## BEGIN
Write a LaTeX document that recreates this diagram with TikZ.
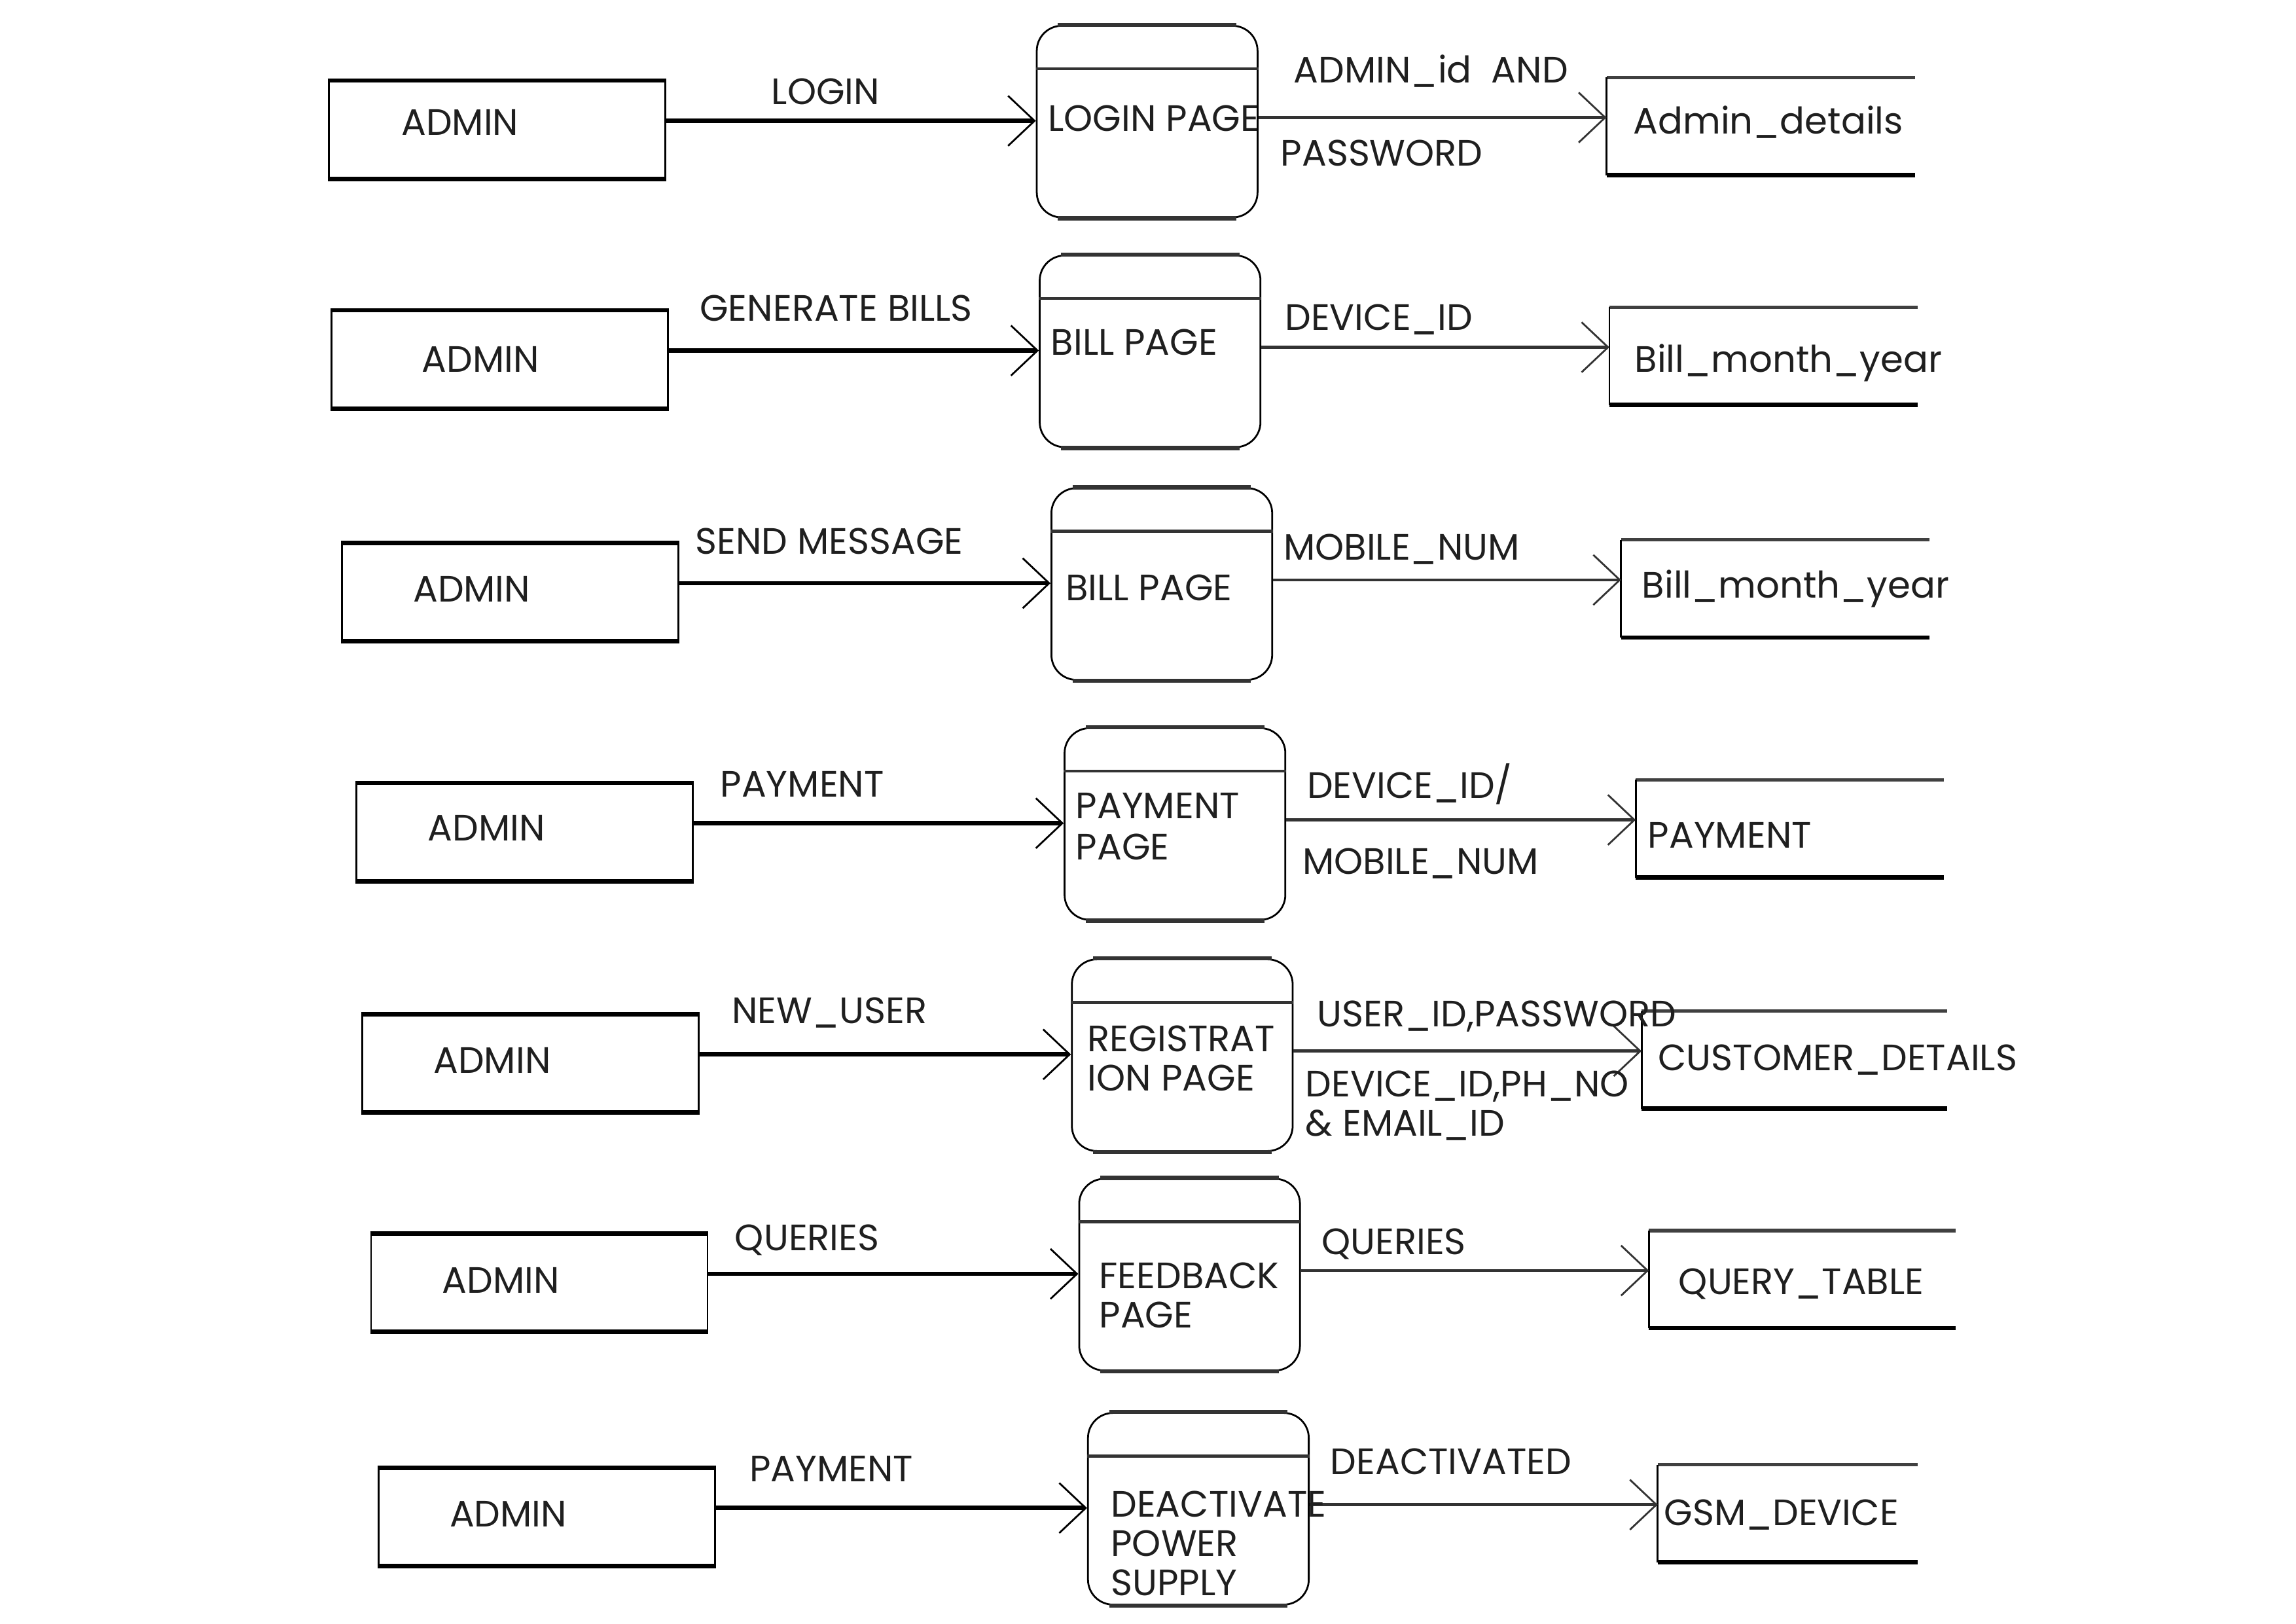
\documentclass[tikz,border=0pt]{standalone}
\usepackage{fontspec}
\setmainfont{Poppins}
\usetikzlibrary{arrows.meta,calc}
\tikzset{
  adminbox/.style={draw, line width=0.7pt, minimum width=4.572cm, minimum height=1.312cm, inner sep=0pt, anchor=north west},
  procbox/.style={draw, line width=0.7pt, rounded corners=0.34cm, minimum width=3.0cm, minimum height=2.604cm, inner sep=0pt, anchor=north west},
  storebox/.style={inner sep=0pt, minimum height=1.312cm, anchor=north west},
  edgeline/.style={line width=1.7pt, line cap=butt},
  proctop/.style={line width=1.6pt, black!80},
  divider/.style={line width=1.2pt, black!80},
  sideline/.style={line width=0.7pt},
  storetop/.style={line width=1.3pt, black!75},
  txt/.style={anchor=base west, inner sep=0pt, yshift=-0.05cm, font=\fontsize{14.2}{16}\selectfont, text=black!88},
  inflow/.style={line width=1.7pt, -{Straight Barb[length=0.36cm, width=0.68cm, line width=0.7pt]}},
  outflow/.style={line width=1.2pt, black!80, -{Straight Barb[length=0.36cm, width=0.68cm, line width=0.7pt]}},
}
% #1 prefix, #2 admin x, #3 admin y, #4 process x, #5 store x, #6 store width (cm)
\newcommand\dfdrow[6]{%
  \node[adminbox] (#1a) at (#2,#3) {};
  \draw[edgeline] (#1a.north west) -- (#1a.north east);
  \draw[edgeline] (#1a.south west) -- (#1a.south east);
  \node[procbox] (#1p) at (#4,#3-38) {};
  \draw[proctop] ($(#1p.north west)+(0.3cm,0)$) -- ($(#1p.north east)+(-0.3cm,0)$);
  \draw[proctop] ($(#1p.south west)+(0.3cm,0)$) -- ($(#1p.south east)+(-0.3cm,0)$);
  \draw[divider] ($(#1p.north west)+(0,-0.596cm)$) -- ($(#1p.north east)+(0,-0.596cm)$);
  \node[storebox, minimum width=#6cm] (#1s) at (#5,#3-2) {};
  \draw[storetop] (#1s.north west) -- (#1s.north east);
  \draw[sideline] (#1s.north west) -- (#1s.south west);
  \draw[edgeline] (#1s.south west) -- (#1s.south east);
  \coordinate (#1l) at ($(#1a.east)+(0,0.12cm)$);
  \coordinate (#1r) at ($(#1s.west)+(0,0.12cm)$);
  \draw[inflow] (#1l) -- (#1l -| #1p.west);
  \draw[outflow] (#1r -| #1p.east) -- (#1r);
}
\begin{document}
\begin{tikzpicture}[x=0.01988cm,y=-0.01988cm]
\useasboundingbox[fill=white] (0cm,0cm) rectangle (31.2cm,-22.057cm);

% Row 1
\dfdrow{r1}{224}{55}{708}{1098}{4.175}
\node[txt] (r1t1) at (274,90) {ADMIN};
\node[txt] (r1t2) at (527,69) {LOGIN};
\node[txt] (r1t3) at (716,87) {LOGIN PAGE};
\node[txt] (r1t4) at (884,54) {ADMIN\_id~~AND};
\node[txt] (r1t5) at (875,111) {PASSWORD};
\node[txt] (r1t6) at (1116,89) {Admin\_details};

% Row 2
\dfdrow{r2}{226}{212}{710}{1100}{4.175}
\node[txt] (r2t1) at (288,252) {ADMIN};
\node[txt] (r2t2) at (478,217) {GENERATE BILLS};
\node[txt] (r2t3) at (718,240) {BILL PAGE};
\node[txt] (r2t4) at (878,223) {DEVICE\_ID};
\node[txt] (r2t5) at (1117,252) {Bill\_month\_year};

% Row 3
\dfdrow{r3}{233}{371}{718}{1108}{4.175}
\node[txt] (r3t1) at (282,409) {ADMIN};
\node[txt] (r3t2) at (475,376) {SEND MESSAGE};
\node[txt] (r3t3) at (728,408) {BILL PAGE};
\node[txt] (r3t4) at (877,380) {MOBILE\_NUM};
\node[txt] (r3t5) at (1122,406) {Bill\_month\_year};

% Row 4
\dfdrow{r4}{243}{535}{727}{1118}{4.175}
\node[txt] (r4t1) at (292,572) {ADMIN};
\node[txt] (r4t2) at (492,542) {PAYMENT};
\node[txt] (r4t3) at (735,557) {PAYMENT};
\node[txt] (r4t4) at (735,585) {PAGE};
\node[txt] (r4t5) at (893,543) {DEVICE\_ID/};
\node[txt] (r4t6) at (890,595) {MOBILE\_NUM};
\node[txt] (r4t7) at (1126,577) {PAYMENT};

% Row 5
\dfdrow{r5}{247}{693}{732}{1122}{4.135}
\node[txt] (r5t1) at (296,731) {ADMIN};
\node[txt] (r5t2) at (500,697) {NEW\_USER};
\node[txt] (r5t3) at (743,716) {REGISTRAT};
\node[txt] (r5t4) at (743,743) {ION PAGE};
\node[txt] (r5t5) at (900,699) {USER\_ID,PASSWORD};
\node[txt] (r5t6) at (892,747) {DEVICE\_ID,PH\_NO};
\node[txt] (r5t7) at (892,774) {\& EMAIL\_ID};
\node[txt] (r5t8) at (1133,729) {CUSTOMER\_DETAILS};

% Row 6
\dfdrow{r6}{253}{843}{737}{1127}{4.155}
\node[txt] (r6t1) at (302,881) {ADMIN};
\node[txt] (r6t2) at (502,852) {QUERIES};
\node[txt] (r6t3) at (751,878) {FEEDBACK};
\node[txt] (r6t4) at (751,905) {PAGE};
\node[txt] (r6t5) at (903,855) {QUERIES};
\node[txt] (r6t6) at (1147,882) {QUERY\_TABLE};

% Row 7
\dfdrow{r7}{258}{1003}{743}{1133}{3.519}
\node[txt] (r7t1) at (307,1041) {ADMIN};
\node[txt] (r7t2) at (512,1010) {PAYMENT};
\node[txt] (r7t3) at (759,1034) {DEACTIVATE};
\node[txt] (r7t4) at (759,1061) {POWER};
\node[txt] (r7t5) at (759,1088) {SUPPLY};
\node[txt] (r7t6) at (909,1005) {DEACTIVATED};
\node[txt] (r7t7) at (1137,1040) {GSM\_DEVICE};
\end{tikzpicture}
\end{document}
## END
- What you have to do:
Reproduce all of the data exactly, omitting each picture it holds.

- Exercise answer:
Write a LaTeX document that recreates this diagram with TikZ.
\documentclass[tikz,border=0pt]{standalone}
\usepackage{fontspec}
\setmainfont{Poppins}
\usetikzlibrary{arrows.meta,calc}
\tikzset{
  adminbox/.style={draw, line width=0.7pt, minimum width=4.572cm, minimum height=1.312cm, inner sep=0pt, anchor=north west},
  procbox/.style={draw, line width=0.7pt, rounded corners=0.34cm, minimum width=3.0cm, minimum height=2.604cm, inner sep=0pt, anchor=north west},
  storebox/.style={inner sep=0pt, minimum height=1.312cm, anchor=north west},
  edgeline/.style={line width=1.7pt, line cap=butt},
  proctop/.style={line width=1.6pt, black!80},
  divider/.style={line width=1.2pt, black!80},
  sideline/.style={line width=0.7pt},
  storetop/.style={line width=1.3pt, black!75},
  txt/.style={anchor=base west, inner sep=0pt, yshift=-0.05cm, font=\fontsize{14.2}{16}\selectfont, text=black!88},
  inflow/.style={line width=1.7pt, -{Straight Barb[length=0.36cm, width=0.68cm, line width=0.7pt]}},
  outflow/.style={line width=1.2pt, black!80, -{Straight Barb[length=0.36cm, width=0.68cm, line width=0.7pt]}},
}
% #1 prefix, #2 admin x, #3 admin y, #4 process x, #5 store x, #6 store width (cm)
\newcommand\dfdrow[6]{%
  \node[adminbox] (#1a) at (#2,#3) {};
  \draw[edgeline] (#1a.north west) -- (#1a.north east);
  \draw[edgeline] (#1a.south west) -- (#1a.south east);
  \node[procbox] (#1p) at (#4,#3-38) {};
  \draw[proctop] ($(#1p.north west)+(0.3cm,0)$) -- ($(#1p.north east)+(-0.3cm,0)$);
  \draw[proctop] ($(#1p.south west)+(0.3cm,0)$) -- ($(#1p.south east)+(-0.3cm,0)$);
  \draw[divider] ($(#1p.north west)+(0,-0.596cm)$) -- ($(#1p.north east)+(0,-0.596cm)$);
  \node[storebox, minimum width=#6cm] (#1s) at (#5,#3-2) {};
  \draw[storetop] (#1s.north west) -- (#1s.north east);
  \draw[sideline] (#1s.north west) -- (#1s.south west);
  \draw[edgeline] (#1s.south west) -- (#1s.south east);
  \coordinate (#1l) at ($(#1a.east)+(0,0.12cm)$);
  \coordinate (#1r) at ($(#1s.west)+(0,0.12cm)$);
  \draw[inflow] (#1l) -- (#1l -| #1p.west);
  \draw[outflow] (#1r -| #1p.east) -- (#1r);
}
\begin{document}
\begin{tikzpicture}[x=0.01988cm,y=-0.01988cm]
\useasboundingbox[fill=white] (0cm,0cm) rectangle (31.2cm,-22.057cm);

% Row 1
\dfdrow{r1}{224}{55}{708}{1098}{4.175}
\node[txt] (r1t1) at (274,90) {ADMIN};
\node[txt] (r1t2) at (527,69) {LOGIN};
\node[txt] (r1t3) at (716,87) {LOGIN PAGE};
\node[txt] (r1t4) at (884,54) {ADMIN\_id~~AND};
\node[txt] (r1t5) at (875,111) {PASSWORD};
\node[txt] (r1t6) at (1116,89) {Admin\_details};

% Row 2
\dfdrow{r2}{226}{212}{710}{1100}{4.175}
\node[txt] (r2t1) at (288,252) {ADMIN};
\node[txt] (r2t2) at (478,217) {GENERATE BILLS};
\node[txt] (r2t3) at (718,240) {BILL PAGE};
\node[txt] (r2t4) at (878,223) {DEVICE\_ID};
\node[txt] (r2t5) at (1117,252) {Bill\_month\_year};

% Row 3
\dfdrow{r3}{233}{371}{718}{1108}{4.175}
\node[txt] (r3t1) at (282,409) {ADMIN};
\node[txt] (r3t2) at (475,376) {SEND MESSAGE};
\node[txt] (r3t3) at (728,408) {BILL PAGE};
\node[txt] (r3t4) at (877,380) {MOBILE\_NUM};
\node[txt] (r3t5) at (1122,406) {Bill\_month\_year};

% Row 4
\dfdrow{r4}{243}{535}{727}{1118}{4.175}
\node[txt] (r4t1) at (292,572) {ADMIN};
\node[txt] (r4t2) at (492,542) {PAYMENT};
\node[txt] (r4t3) at (735,557) {PAYMENT};
\node[txt] (r4t4) at (735,585) {PAGE};
\node[txt] (r4t5) at (893,543) {DEVICE\_ID/};
\node[txt] (r4t6) at (890,595) {MOBILE\_NUM};
\node[txt] (r4t7) at (1126,577) {PAYMENT};

% Row 5
\dfdrow{r5}{247}{693}{732}{1122}{4.135}
\node[txt] (r5t1) at (296,731) {ADMIN};
\node[txt] (r5t2) at (500,697) {NEW\_USER};
\node[txt] (r5t3) at (743,716) {REGISTRAT};
\node[txt] (r5t4) at (743,743) {ION PAGE};
\node[txt] (r5t5) at (900,699) {USER\_ID,PASSWORD};
\node[txt] (r5t6) at (892,747) {DEVICE\_ID,PH\_NO};
\node[txt] (r5t7) at (892,774) {\& EMAIL\_ID};
\node[txt] (r5t8) at (1133,729) {CUSTOMER\_DETAILS};

% Row 6
\dfdrow{r6}{253}{843}{737}{1127}{4.155}
\node[txt] (r6t1) at (302,881) {ADMIN};
\node[txt] (r6t2) at (502,852) {QUERIES};
\node[txt] (r6t3) at (751,878) {FEEDBACK};
\node[txt] (r6t4) at (751,905) {PAGE};
\node[txt] (r6t5) at (903,855) {QUERIES};
\node[txt] (r6t6) at (1147,882) {QUERY\_TABLE};

% Row 7
\dfdrow{r7}{258}{1003}{743}{1133}{3.519}
\node[txt] (r7t1) at (307,1041) {ADMIN};
\node[txt] (r7t2) at (512,1010) {PAYMENT};
\node[txt] (r7t3) at (759,1034) {DEACTIVATE};
\node[txt] (r7t4) at (759,1061) {POWER};
\node[txt] (r7t5) at (759,1088) {SUPPLY};
\node[txt] (r7t6) at (909,1005) {DEACTIVATED};
\node[txt] (r7t7) at (1137,1040) {GSM\_DEVICE};
\end{tikzpicture}
\end{document}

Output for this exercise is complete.